If it were so, why did the Holy Prophet advise women to give back their dower to their husbands and mentioned divine rewards for this? Besides that, why did he advise that the dower of a woman should as far as possible not be too much? Was there any other object in the eyes of the Prophet other than that the presenting of gift called the dower by the man, and the giving back of the dower or something equivalent to it by the woman to the man should be a source of an increase in the affection and firmness in attachment between the husband and the wife?
If Islam’s aim was that the dower should serve as a financial security, why does it say in the revealed Book:
And give the women their dowers as a gift spontaneous
and not, And give the women their dowers as a security.
Above all, the writer of the forty Proposal thinks that the custom and practice of dower at the beginning of Islam was the same as it is now. Nowadays, no doubt, the practice is generally that the dower has an aspect of a guarantee and an undertaking, that is, the man makes an agreement for a certain amount in the form of dower, but the woman does not generally demand it, except on the occasion of a difference or dispute that might arise between them. This kind of dower can transform itself into a security. In the early days of Islam, the practice was that the man used to give as a dower in money or in kind, anything that he undertook to part with. So it cannot be said that the object of Islam on ordering the dower was to provide woman with a financial security. History shows evidence that the holy Prophet was never ready to hand over a woman to a man without the payment of the dower.
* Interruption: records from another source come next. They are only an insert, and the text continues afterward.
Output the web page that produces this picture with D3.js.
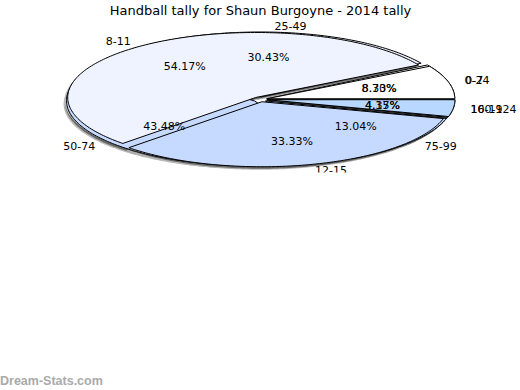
<!DOCTYPE html>
<html>
<head>
<meta charset="utf-8">
<script src="https://cdn.jsdelivr.net/npm/d3@7"></script>
<style>
  html, body { margin: 0; padding: 0; background: #fff; }
  svg { display: block; }
</style>
</head>
<body>
<svg id="chart" width="520" height="390"></svg>
<script>
// ---- data ----
const title = "Handball tally for Shaun Burgoyne - 2014 tally";
const categoriesA = ["0-7", "8-11", "12-15", "16-19"];
const valuesA = [2, 13, 8, 1];
const categoriesB = ["0-24", "25-49", "50-74", "75-99", "100-124"];
const valuesB = [2, 7, 10, 3, 1];
const sliceColors = ["#ffffff", "#eef3ff", "#c6d9ff", "#b8d8ff", "#a9cbfa"];
const watermark = "Dream-Stats.com";

// ---- layout ----
const W = 520, H = 390;
const cx = 260, cy = 99.4, rx = 188, ry = 65;
const explode = 7;
const svg = d3.select("#chart");

svg.append("text")
  .attr("x", W / 2 + 0.5).attr("y", 15)
  .attr("text-anchor", "middle")
  .attr("font-family", "DejaVu Sans")
  .attr("font-size", 13)
  .attr("fill", "#000")
  .text(title);

// counter-clockwise from 3 o'clock (mathematical angle)
const pie = d3.pie().sort(null).startAngle(0).endAngle(2 * Math.PI);
const colorScale = d3.scaleOrdinal().range(sliceColors);

function pt(theta, kx, ky, ox, oy) {
  return [cx + ox + kx * rx * Math.cos(theta), cy + oy - ky * ry * Math.sin(theta)];
}
function slicePath(d, ox, oy) {
  const p = d3.path();
  const a0 = d.startAngle, a1 = d.endAngle;
  const s = pt(a0, 1, 1, ox, oy);
  p.moveTo(cx + ox, cy + oy);
  p.lineTo(s[0], s[1]);
  const n = Math.max(4, Math.ceil((a1 - a0) / 0.02));
  for (let i = 1; i <= n; i++) {
    const t = a0 + (a1 - a0) * i / n;
    const q = pt(t, 1, 1, ox, oy);
    p.lineTo(q[0], q[1]);
  }
  p.closePath();
  return p.toString();
}
function offsetOf(d) {
  const m = (d.startAngle + d.endAngle) / 2;
  return [explode * Math.cos(m), -explode * (ry / rx) * Math.sin(m)];
}

const fmt = d3.format(".2f");
const gShadow = svg.append("g");
const gPie = svg.append("g");
const gText = svg.append("g");

svg.append("clipPath").attr("id", "lblclip")
  .append("rect").attr("x", 0).attr("y", 0).attr("width", W).attr("height", 172.5);
gText.attr("clip-path", "url(#lblclip)");

function drawPie(cats, vals) {
  const arcs = pie(vals);
  const total = d3.sum(vals);
  arcs.forEach(d => {
    const [ox, oy] = offsetOf(d);
    gShadow.append("path").attr("d", slicePath(d, ox - 3, oy + 3)).attr("fill", "#b8b8b8");
    gShadow.append("path").attr("d", slicePath(d, ox - 1.5, oy + 2)).attr("fill", "#666");
  });
  arcs.forEach((d, i) => {
    const [ox, oy] = offsetOf(d);
    gPie.append("path")
      .attr("d", slicePath(d, ox, oy))
      .attr("fill", colorScale(i))
      .attr("stroke", "#000")
      .attr("stroke-width", 1)
      .attr("stroke-linejoin", "round");
  });
  arcs.forEach((d, i) => {
    const [ox, oy] = offsetOf(d);
    const m = (d.startAngle + d.endAngle) / 2;
    const pp = pt(m, 0.62, 0.62, ox, oy);
    gText.append("text")
      .attr("x", pp[0]).attr("y", pp[1] + 1)
      .attr("text-anchor", "middle")
      .attr("dominant-baseline", "middle")
      .attr("font-family", "DejaVu Sans")
      .attr("font-size", 11)
      .text(fmt(vals[i] / total * 100) + "%");
    const lp = pt(m, 1.13, 1.13, 0, 0);
    gText.append("text")
      .attr("x", lp[0]).attr("y", lp[1] + 1)
      .attr("text-anchor", Math.cos(m) >= 0 ? "start" : "end")
      .attr("dominant-baseline", "middle")
      .attr("font-family", "DejaVu Sans")
      .attr("font-size", 11)
      .text(cats[i]);
  });
}

drawPie(categoriesB, valuesB);
drawPie(categoriesA, valuesA);

svg.append("text")
  .attr("x", 0).attr("y", 385)
  .attr("font-family", "Liberation Sans")
  .attr("font-weight", "bold")
  .attr("font-size", 12.5)
  .attr("fill", "#aaaaaa")
  .text(watermark);
</script>
</body>
</html>
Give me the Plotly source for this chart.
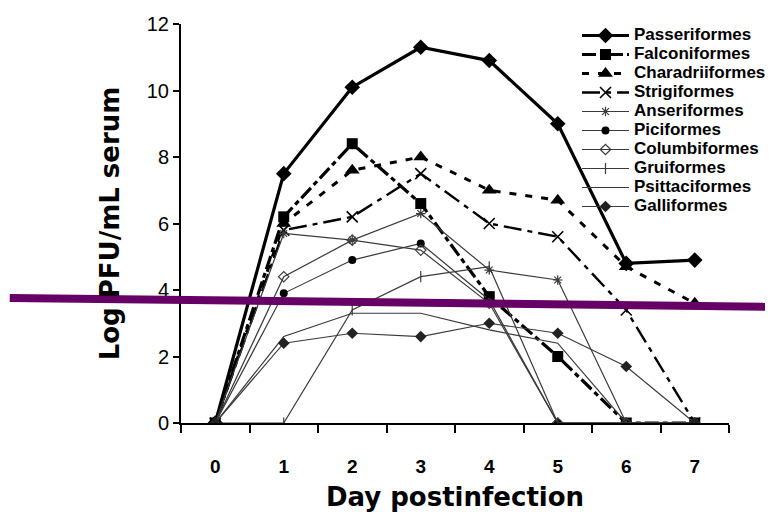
import plotly.graph_objects as go

days = [0, 1, 2, 3, 4, 5, 6, 7]
x_tick_labels = ["0", "1", "2", "3", "4", "5", "6", "7"]
y_ticks = [0, 2, 4, 6, 8, 10, 12]

passeriformes = [0, 7.5, 10.1, 11.3, 10.9, 9.0, 4.8, 4.9]
falconiformes = [0, 6.2, 8.4, 6.6, 3.8, 2.0, 0, 0]
charadriiformes = [0, 6.0, 7.6, 8.0, 7.0, 6.7, 4.7, 3.6]
strigiformes = [0, 5.8, 6.2, 7.5, 6.0, 5.6, 3.4, 0]
anseriformes = [0, 5.7, 5.5, 6.3, 4.6, 4.3, 0, 0]
piciformes = [0, 3.9, 4.9, 5.4, 3.7, 0, 0, 0]
columbiformes = [0, 4.4, 5.5, 5.2, 3.6, 0, 0, 0]
gruiformes = [0, 0, 3.4, 4.4, 4.7, 0, 0, 0]
psittaciformes = [0, 2.6, 3.3, 3.3, 2.8, 2.4, 0, 0]
galliformes = [0, 2.4, 2.7, 2.6, 3.0, 2.7, 1.7, 0]

# overlay threshold line (data units): left/right ends
line_x = [-3.0, 8.15]
line_y = [3.76, 3.49]

X_RANGE = [-0.5, 7.5]
Y_RANGE = [0, 12]

thin = "#3a3a3a"
series = [
    ("Passeriformes", passeriformes, dict(color="black", width=3.2), dict(symbol="diamond", size=12, color="black")),
    ("Falconiformes", falconiformes, dict(color="black", width=3.2, dash="14px,4px,5px,4px"), dict(symbol="square", size=11, color="black")),
    ("Charadriiformes", charadriiformes, dict(color="black", width=3, dash="7px,9px"), dict(symbol="triangle-up", size=13, color="black")),
    ("Strigiformes", strigiformes, dict(color="black", width=2.4, dash="18px,6px,5px,6px"), dict(symbol="x-thin-open", size=11, color="black", line=dict(width=1.6, color="black"))),
    ("Anseriformes", anseriformes, dict(color=thin, width=1.2), dict(symbol="asterisk-open", size=8, color=thin, line=dict(width=1.2, color=thin))),
    ("Piciformes", piciformes, dict(color=thin, width=1.2), dict(symbol="circle", size=8, color="black")),
    ("Columbiformes", columbiformes, dict(color=thin, width=1.2), dict(symbol="diamond-open", size=8, color=thin, line=dict(width=1.2, color=thin))),
    ("Gruiformes", gruiformes, dict(color=thin, width=1.2), dict(symbol="line-ns-open", size=8, color=thin, line=dict(width=1.2, color=thin))),
    ("Psittaciformes", psittaciformes, dict(color=thin, width=1.2), None),
    ("Galliformes", galliformes, dict(color=thin, width=1.2), dict(symbol="diamond", size=9, color="#222")),
]

LEGEND_TEXT_SIZE = 17

fig = go.Figure()
for name, vals, ln, mk in series:
    label = f'<span style="font-size:{LEGEND_TEXT_SIZE}px">{name}</span>'
    if mk is None:
        fig.add_trace(go.Scatter(x=days, y=vals, name=label, mode="lines", line=ln))
    else:
        fig.add_trace(go.Scatter(x=days, y=vals, name=label, mode="lines+markers", line=ln, marker=mk))


def px(v):
    return (v - X_RANGE[0]) / (X_RANGE[1] - X_RANGE[0])


def py(v):
    return (v - Y_RANGE[0]) / (Y_RANGE[1] - Y_RANGE[0])


fig.add_shape(type="line", xref="paper", yref="paper",
              x0=px(line_x[0]), x1=px(line_x[1]), y0=py(line_y[0]), y1=py(line_y[1]),
              line=dict(color="#660066", width=8), layer="above")

arial = "Arial, Liberation Sans, sans-serif"
wide = "DejaVu Sans, Verdana, sans-serif"
fig.update_layout(
    width=765, height=517,
    margin=dict(l=173, r=44, t=16, b=102, autoexpand=False),
    paper_bgcolor="white", plot_bgcolor="white",
    font=dict(family=arial, color="black"),
    showlegend=True,
    legend=dict(x=0.7226, y=1.0075, xanchor="left", yanchor="top",
                bgcolor="rgba(0,0,0,0)", font=dict(size=11.2, family=arial, weight="bold"),
                itemwidth=47, tracegroupgap=0),
    xaxis=dict(range=X_RANGE, tickvals=days, ticktext=x_tick_labels, ticks="",
               showline=True, linecolor="black", linewidth=2, showgrid=False, zeroline=False,
               tickfont=dict(size=19, family=arial, weight="bold"),
               ticklabelstandoff=25, automargin=False,
               minor=dict(tickvals=[d - 0.5 for d in days] + [days[-1] + 0.5], ticks="outside",
                          ticklen=8, tickwidth=2, tickcolor="black", showgrid=False),
               title=dict(text="Day postinfection", font=dict(size=26, family=wide, weight="bold"), standoff=12)),
    yaxis=dict(range=Y_RANGE, tickvals=y_ticks, ticks="outside", ticklen=6, tickwidth=2, tickcolor="black",
               showline=True, linecolor="black", linewidth=2, showgrid=False, zeroline=False,
               tickfont=dict(size=20, family=arial), automargin=False,
               title=dict(text="Log PFU/mL serum", font=dict(size=26, family=wide, weight="bold"), standoff=20)),
)

fig.write_html("out.html")
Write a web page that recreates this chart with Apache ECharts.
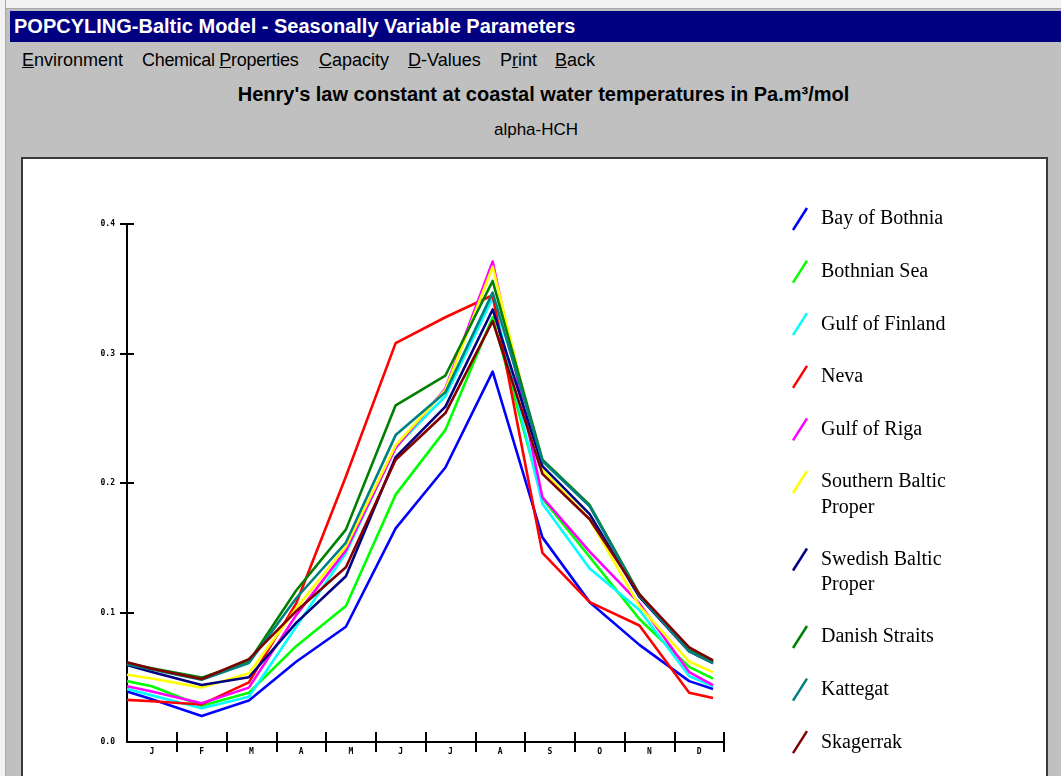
<!DOCTYPE html>
<html><head><meta charset="utf-8">
<script src="https://cdn.jsdelivr.net/npm/echarts@6/dist/echarts.min.js"></script>
<style>
html,body{margin:0;padding:0;background:#c0c0c0;overflow:hidden;width:1061px;height:776px;position:relative}
.abs{position:absolute;white-space:nowrap}
#topstrip{left:0;top:0;width:1061px;height:8px;background:#f2f2f2;border-bottom:1px solid #a8a8a8}
#leftstrip{left:0;top:0;width:5px;height:776px;background:#f2f2f2;border-right:1px solid #a8a8a8}
#titlebar{left:10px;top:11px;width:1051px;height:31px;background:#000080;color:#fff;font:bold 20px "Liberation Sans",Arial,sans-serif;line-height:31px;padding-left:4px;box-sizing:border-box}
.menu{top:49px;font:18px "Liberation Sans",Arial,sans-serif;line-height:22px;color:#000}
#heading{left:0;width:1087px;text-align:center;top:83px;font:bold 20px "Liberation Sans",Arial,sans-serif;line-height:22px;color:#000}
#sub{left:0;width:1072px;text-align:center;top:119px;font:17px "Liberation Sans",Arial,sans-serif;line-height:22px;color:#000}
#panel{left:21px;top:157px;width:1027px;height:640px;background:#fff;border:2px solid #3a3a3a;box-sizing:border-box}
#c{position:absolute;left:0;top:0;width:1061px;height:776px}
</style>
</head><body>
<div class="abs" id="topstrip"></div>
<div class="abs" id="leftstrip"></div>
<div class="abs" id="titlebar">POPCYLING-Baltic Model - Seasonally Variable Parameters</div>
<div class="abs menu" style="left:22px"><u>E</u>nvironment</div>
<div class="abs menu" style="left:142px;letter-spacing:-0.3px">Chemical <u>P</u>roperties</div>
<div class="abs menu" style="left:319px"><u>C</u>apacity</div>
<div class="abs menu" style="left:408px"><u>D</u>-Values</div>
<div class="abs menu" style="left:500px">P<u>r</u>int</div>
<div class="abs menu" style="left:555px"><u>B</u>ack</div>
<div class="abs" id="heading">Henry's law constant at coastal water temperatures in Pa.m³/mol</div>
<div class="abs" id="sub">alpha-HCH</div>
<div class="abs" id="panel"></div>
<div id="c"></div>
<script>
// ---- data ----
const monthLabels = ['J','F','M','A','M','J','J','A','S','O','N','D'];
// x positions of the data nodes, in month units along the axis (0 = start of Jan, 12 = end of Dec)
const xPositions = [0, 0.5, 1.5, 2.45, 3.4, 4.4, 5.4, 6.4, 7.35, 8.35, 9.3, 10.3, 11.3, 11.78];
const seriesNames = ['Bay of Bothnia','Bothnian Sea','Gulf of Finland','Neva','Gulf of Riga',
  'Southern Baltic\nProper','Swedish Baltic\nProper','Danish Straits','Kattegat','Skagerrak'];
const seriesColors = ['#0000ff','#00ff00','#00ffff','#ff0000','#ff00ff','#ffff00','#000080','#008000','#008080','#800000'];
const bayOfBothnia   = [0.039, 0.033, 0.020, 0.032, 0.062, 0.089, 0.165, 0.212, 0.286, 0.158, 0.108, 0.075, 0.047, 0.041];
const bothnianSea    = [0.047, 0.043, 0.028, 0.038, 0.074, 0.105, 0.191, 0.241, 0.328, 0.188, 0.143, 0.095, 0.058, 0.049];
const gulfOfFinland  = [0.041, 0.036, 0.026, 0.035, 0.089, 0.146, 0.228, 0.267, 0.343, 0.184, 0.134, 0.102, 0.051, 0.043];
const neva           = [0.0325, 0.0315, 0.029, 0.046, 0.107, 0.205, 0.308, 0.328, 0.345, 0.146, 0.108, 0.090, 0.038, 0.034];
const gulfOfRiga     = [0.043, 0.039, 0.030, 0.042, 0.098, 0.148, 0.227, 0.273, 0.371, 0.189, 0.147, 0.107, 0.054, 0.044];
const southernBaltic = [0.052, 0.049, 0.042, 0.053, 0.103, 0.151, 0.229, 0.272, 0.367, 0.210, 0.172, 0.105, 0.062, 0.054];
const swedishBaltic  = [0.0595, 0.054, 0.044, 0.050, 0.092, 0.128, 0.220, 0.259, 0.334, 0.213, 0.176, 0.112, 0.070, 0.061];
const danishStraits  = [0.061, 0.057, 0.0497, 0.062, 0.117, 0.164, 0.260, 0.283, 0.356, 0.218, 0.183, 0.114, 0.071, 0.062];
const kattegat       = [0.060, 0.056, 0.048, 0.061, 0.111, 0.154, 0.237, 0.270, 0.347, 0.217, 0.182, 0.113, 0.070, 0.061];
const skagerrak      = [0.0615, 0.0565, 0.0486, 0.064, 0.101, 0.135, 0.218, 0.254, 0.325, 0.207, 0.172, 0.114, 0.073, 0.063];
const seriesValues = [bayOfBothnia, bothnianSea, gulfOfFinland, neva, gulfOfRiga,
  southernBaltic, swedishBaltic, danishStraits, kattegat, skagerrak];
const yMin = 0, yMax = 0.4, yStep = 0.1;

// ---- chart ----
const chart = echarts.init(document.getElementById('c'), null, {renderer: 'canvas'});
const axisBlack = {color: '#000', width: 2};
const tickFont = {fontSize: 8, fontWeight: 'bold', color: '#000', fontFamily: 'DejaVu Sans Mono, monospace'};

// legend drawn as graphic elements, positions from item order
const legendEls = [];
let cy = 219;
seriesNames.forEach((name, i) => {
  legendEls.push({type: 'line', shape: {x1: 793, y1: cy + 11, x2: 807, y2: cy - 11},
    style: {stroke: seriesColors[i], lineWidth: 2.5}, z: 10});
  legendEls.push({type: 'text', x: 821, y: cy - 12.7,
    style: {text: name, fill: '#000', font: '20px "Liberation Serif", "Times New Roman", serif',
      lineHeight: 25.5, verticalAlign: 'top', align: 'left'}, z: 10});
  cy += name.includes('\n') ? 77.5 : 52.6;
});

const option = {
  animation: false,
  backgroundColor: 'transparent',
  grid: {left: 127, right: 337, top: 224, bottom: 34, containLabel: false, outerBoundsMode: 'none'},
  xAxis: [
    {type: 'value', min: 0, max: 12, interval: 1, position: 'bottom',
      axisLine: {show: true, lineStyle: axisBlack},
      axisTick: {show: true, inside: true, length: 10, lineStyle: axisBlack, customValues: [1,2,3,4,5,6,7,8,9,10,11,12]},
      axisLabel: {show: false}, splitLine: {show: false}},
    {type: 'value', min: 0, max: 12, interval: 1, position: 'bottom',
      axisLine: {show: false},
      axisTick: {show: true, inside: false, length: 10, lineStyle: axisBlack, customValues: [1,2,3,4,5,6,7,8,9,10,11,12]},
      axisLabel: {show: false}, splitLine: {show: false}},
    {type: 'category', data: monthLabels, boundaryGap: true, position: 'bottom',
      axisLine: {show: false}, axisTick: {show: false},
      axisLabel: Object.assign({interval: 0, margin: 6}, tickFont), splitLine: {show: false}}
  ],
  yAxis: [
    {type: 'value', min: yMin, max: yMax, interval: yStep, position: 'left',
      axisLine: {show: true, lineStyle: axisBlack},
      axisTick: {show: true, inside: true, length: 7, lineStyle: axisBlack},
      axisLabel: Object.assign({margin: 12, formatter: v => v.toFixed(1)}, tickFont),
      splitLine: {show: false}},
    {type: 'value', min: yMin, max: yMax, interval: yStep, position: 'left',
      axisLine: {show: false},
      axisTick: {show: true, inside: false, length: 7, lineStyle: axisBlack, customValues: [0.1, 0.2, 0.3, 0.4]},
      axisLabel: {show: false}, splitLine: {show: false}}
  ],
  series: seriesNames.map((name, i) => ({
    name: name, type: 'line', xAxisIndex: 0, yAxisIndex: 0,
    data: xPositions.map((x, k) => [x, seriesValues[i][k]]),
    showSymbol: false, symbol: 'none', smooth: false, silent: true,
    lineStyle: {color: seriesColors[i], width: 2.6, join: 'round'},
    z: 2 + i * 0.01
  })),
  graphic: {elements: legendEls}
};
chart.setOption(option);
</script>
</body></html>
An incident is reported with a slight difference between the Shi’ite and the Sunni books that a woman came to the Holy Prophet and stood before the gathering. “O Messenger of Allah,” she said “accept me as your wife.” The Holy Prophet, in respect of the request of the woman, kept silent and said nothing. The woman sat down in her place. One of his companions stood up and said, “O Messenger of Allah, if you are not ready I am prepared to accept her as my wife.”
The Holy Prophet asked: “What would you submit as a dower?” “I have not got anything” was the reply. “This cannot be. Go to your house; perhaps you will find something there to give as a dower to this woman,” The Prophet said. The man went to his house, came back and said, “I could not find anything in my house”. The Prophet said, “Go again and look well, If you can find a metal ring, even that would suffice” said the Prophet. He went twice and came back and said, “I cannot find even a metal ring in my house. I am ready to present her with the clothes that I am wearing as her dower”. Another one of the companions, who knew the man, said: “O Messenger of Allah, by Allah, this man has no other clothes except those he is wearing. So half of the clothes may be assigned as the dower of the woman”.
The Prophet said: ‘If half of these clothes are to be the dower of the woman, who will wear which half? If one of them wears them, the other will remain undressed. No, it can not be like this.” The man who had made the request sat down The woman also waited in her place. The gathering took up some other topic and the discussion lasted for a long time. The man who had requested the hand of the woman started to go away, but the Holy Prophet called him. “Come over here!” He came. “Speak, tell me, can you recite the Qur’an?” “Yes, O Messenger of Allah, I can recite some of the surahs.” “Can you recite from memory?” “Yes, I can.” “Very good. Now it is all right. So I marry this woman to you and her dower will be that you teach her the Qur’an.” The man took the hand of the woman and went away. There are many other things which could be said concerning the dower, but we will close our discussion at this point.